| TASK INSTRUCTIONS |
Open with the line that has "Write a Python"; close with the line that has "ax.bar(x, values, width=0.31, color=BAR, zorder=3)". Retype those lines exactly, images excluded.

| DATA ENTRIES |

■ ■ ■ ■

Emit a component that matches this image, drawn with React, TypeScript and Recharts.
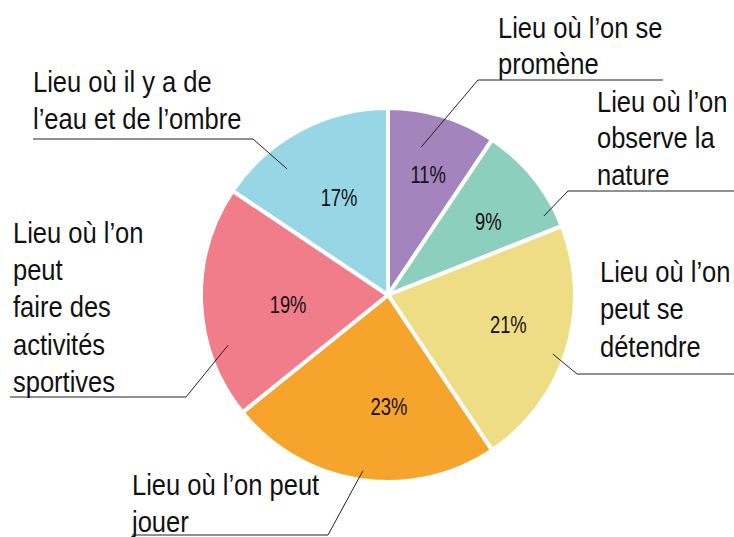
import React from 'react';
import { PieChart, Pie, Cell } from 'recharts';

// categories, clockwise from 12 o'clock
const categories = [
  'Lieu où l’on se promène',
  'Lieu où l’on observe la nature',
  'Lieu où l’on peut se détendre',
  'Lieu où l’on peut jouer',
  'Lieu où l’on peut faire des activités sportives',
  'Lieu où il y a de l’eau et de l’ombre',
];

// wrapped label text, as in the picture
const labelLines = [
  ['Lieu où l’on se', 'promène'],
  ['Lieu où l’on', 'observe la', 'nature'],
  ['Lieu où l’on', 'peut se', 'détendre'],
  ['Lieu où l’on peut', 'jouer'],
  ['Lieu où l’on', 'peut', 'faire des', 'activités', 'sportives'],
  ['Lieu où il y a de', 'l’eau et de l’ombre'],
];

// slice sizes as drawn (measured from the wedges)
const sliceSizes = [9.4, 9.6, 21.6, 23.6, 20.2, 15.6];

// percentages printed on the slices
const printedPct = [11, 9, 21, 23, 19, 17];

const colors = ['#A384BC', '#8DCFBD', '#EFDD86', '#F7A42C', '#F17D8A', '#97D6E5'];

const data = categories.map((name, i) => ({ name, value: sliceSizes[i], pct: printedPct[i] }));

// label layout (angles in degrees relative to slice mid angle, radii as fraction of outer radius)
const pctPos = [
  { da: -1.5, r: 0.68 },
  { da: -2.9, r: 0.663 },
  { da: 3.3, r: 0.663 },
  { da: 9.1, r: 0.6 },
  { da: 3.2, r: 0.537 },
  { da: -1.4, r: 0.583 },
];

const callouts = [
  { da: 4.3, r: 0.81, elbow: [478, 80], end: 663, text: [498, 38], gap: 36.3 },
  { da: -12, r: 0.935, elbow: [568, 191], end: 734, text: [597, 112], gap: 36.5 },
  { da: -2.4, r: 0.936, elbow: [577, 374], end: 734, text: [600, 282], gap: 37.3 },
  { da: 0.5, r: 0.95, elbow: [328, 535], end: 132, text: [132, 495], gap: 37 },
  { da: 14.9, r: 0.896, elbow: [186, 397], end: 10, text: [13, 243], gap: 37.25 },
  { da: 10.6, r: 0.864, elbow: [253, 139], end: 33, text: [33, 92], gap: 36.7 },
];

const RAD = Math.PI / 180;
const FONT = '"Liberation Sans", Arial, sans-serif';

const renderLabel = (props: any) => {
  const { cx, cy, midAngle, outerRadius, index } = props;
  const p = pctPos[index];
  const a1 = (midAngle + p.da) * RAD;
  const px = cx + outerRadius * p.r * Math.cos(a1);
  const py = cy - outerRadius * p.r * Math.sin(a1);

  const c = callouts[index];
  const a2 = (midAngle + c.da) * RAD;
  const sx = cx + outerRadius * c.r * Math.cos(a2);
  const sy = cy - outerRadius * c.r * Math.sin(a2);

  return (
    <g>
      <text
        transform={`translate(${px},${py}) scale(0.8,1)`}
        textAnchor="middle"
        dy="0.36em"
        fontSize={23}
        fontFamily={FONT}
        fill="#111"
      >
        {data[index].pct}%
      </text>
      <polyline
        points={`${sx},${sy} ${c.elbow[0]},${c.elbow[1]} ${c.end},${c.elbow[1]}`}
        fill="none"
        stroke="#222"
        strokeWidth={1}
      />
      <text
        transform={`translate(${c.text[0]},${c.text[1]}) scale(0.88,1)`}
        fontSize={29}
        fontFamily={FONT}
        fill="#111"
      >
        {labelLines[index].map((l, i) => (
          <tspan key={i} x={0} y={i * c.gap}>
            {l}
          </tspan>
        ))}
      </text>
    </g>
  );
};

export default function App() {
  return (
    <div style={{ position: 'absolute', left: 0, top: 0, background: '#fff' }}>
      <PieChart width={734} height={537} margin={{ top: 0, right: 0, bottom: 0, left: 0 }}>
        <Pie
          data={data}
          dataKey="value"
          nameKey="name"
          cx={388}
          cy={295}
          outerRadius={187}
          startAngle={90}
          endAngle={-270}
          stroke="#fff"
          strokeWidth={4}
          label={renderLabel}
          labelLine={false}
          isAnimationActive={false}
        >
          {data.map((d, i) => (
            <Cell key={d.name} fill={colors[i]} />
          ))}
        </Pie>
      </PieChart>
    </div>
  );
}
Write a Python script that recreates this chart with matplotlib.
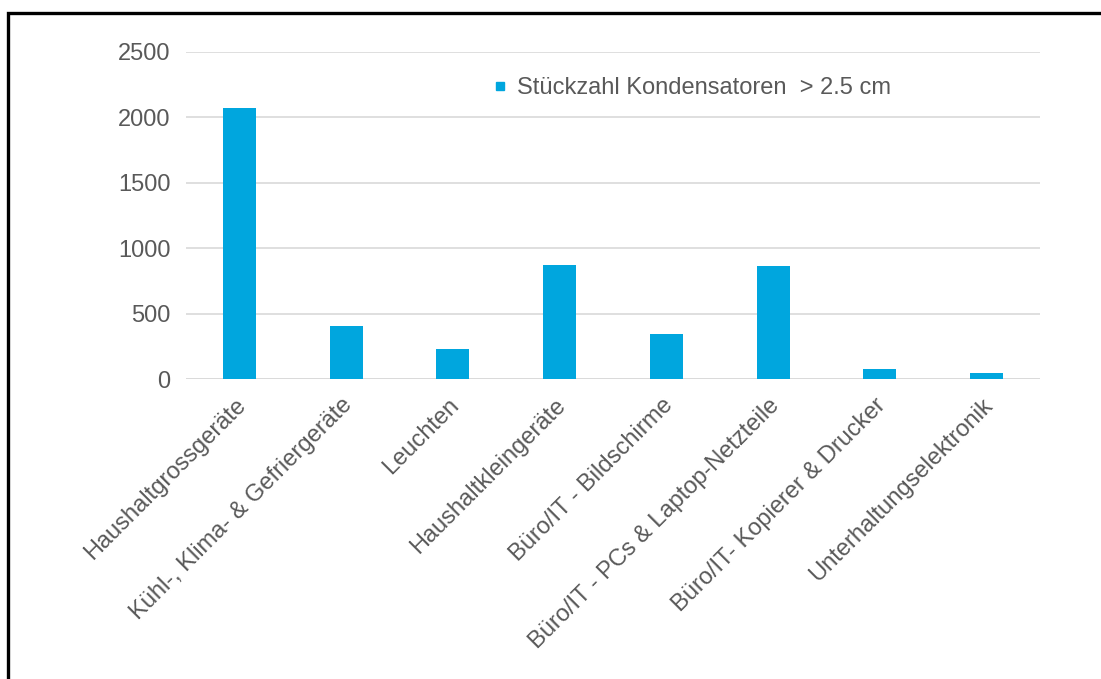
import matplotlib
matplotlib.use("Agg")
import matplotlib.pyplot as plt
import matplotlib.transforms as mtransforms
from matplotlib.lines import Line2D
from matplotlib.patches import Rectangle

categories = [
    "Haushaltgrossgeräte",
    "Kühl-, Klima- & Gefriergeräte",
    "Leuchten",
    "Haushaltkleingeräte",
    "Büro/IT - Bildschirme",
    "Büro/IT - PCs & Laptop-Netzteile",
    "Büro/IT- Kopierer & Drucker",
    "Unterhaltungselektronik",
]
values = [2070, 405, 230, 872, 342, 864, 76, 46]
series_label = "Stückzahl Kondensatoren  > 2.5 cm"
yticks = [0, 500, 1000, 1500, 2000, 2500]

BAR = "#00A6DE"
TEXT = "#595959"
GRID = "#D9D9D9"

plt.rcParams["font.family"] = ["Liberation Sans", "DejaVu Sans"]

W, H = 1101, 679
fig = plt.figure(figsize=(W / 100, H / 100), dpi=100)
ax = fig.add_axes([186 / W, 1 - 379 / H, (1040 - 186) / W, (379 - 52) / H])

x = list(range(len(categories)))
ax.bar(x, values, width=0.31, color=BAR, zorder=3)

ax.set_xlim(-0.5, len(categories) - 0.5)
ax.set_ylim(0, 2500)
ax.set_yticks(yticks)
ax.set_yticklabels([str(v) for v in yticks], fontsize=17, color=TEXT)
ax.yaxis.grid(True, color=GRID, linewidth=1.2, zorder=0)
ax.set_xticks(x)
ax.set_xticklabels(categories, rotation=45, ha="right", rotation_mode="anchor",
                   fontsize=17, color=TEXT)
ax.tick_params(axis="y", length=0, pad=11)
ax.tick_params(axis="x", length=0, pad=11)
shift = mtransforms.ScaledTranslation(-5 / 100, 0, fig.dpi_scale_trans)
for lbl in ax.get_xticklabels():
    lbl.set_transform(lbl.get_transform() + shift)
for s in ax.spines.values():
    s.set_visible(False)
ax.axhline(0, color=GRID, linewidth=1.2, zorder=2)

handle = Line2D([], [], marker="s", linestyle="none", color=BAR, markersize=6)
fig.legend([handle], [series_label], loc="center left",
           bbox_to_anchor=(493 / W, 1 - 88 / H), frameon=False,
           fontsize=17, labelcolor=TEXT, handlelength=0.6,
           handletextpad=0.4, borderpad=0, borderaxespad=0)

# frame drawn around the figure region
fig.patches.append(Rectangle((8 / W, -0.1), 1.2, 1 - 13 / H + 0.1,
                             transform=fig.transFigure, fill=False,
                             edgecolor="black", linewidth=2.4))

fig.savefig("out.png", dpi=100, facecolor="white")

■ ■ ■ ■

| SOLUTION TO THE PROBLEM |
Write a Python script that recreates this chart with matplotlib.
import matplotlib
matplotlib.use("Agg")
import matplotlib.pyplot as plt
import matplotlib.transforms as mtransforms
from matplotlib.lines import Line2D
from matplotlib.patches import Rectangle

categories = [
    "Haushaltgrossgeräte",
    "Kühl-, Klima- & Gefriergeräte",
    "Leuchten",
    "Haushaltkleingeräte",
    "Büro/IT - Bildschirme",
    "Büro/IT - PCs & Laptop-Netzteile",
    "Büro/IT- Kopierer & Drucker",
    "Unterhaltungselektronik",
]
values = [2070, 405, 230, 872, 342, 864, 76, 46]
series_label = "Stückzahl Kondensatoren  > 2.5 cm"
yticks = [0, 500, 1000, 1500, 2000, 2500]

BAR = "#00A6DE"
TEXT = "#595959"
GRID = "#D9D9D9"

plt.rcParams["font.family"] = ["Liberation Sans", "DejaVu Sans"]

W, H = 1101, 679
fig = plt.figure(figsize=(W / 100, H / 100), dpi=100)
ax = fig.add_axes([186 / W, 1 - 379 / H, (1040 - 186) / W, (379 - 52) / H])

x = list(range(len(categories)))
ax.bar(x, values, width=0.31, color=BAR, zorder=3)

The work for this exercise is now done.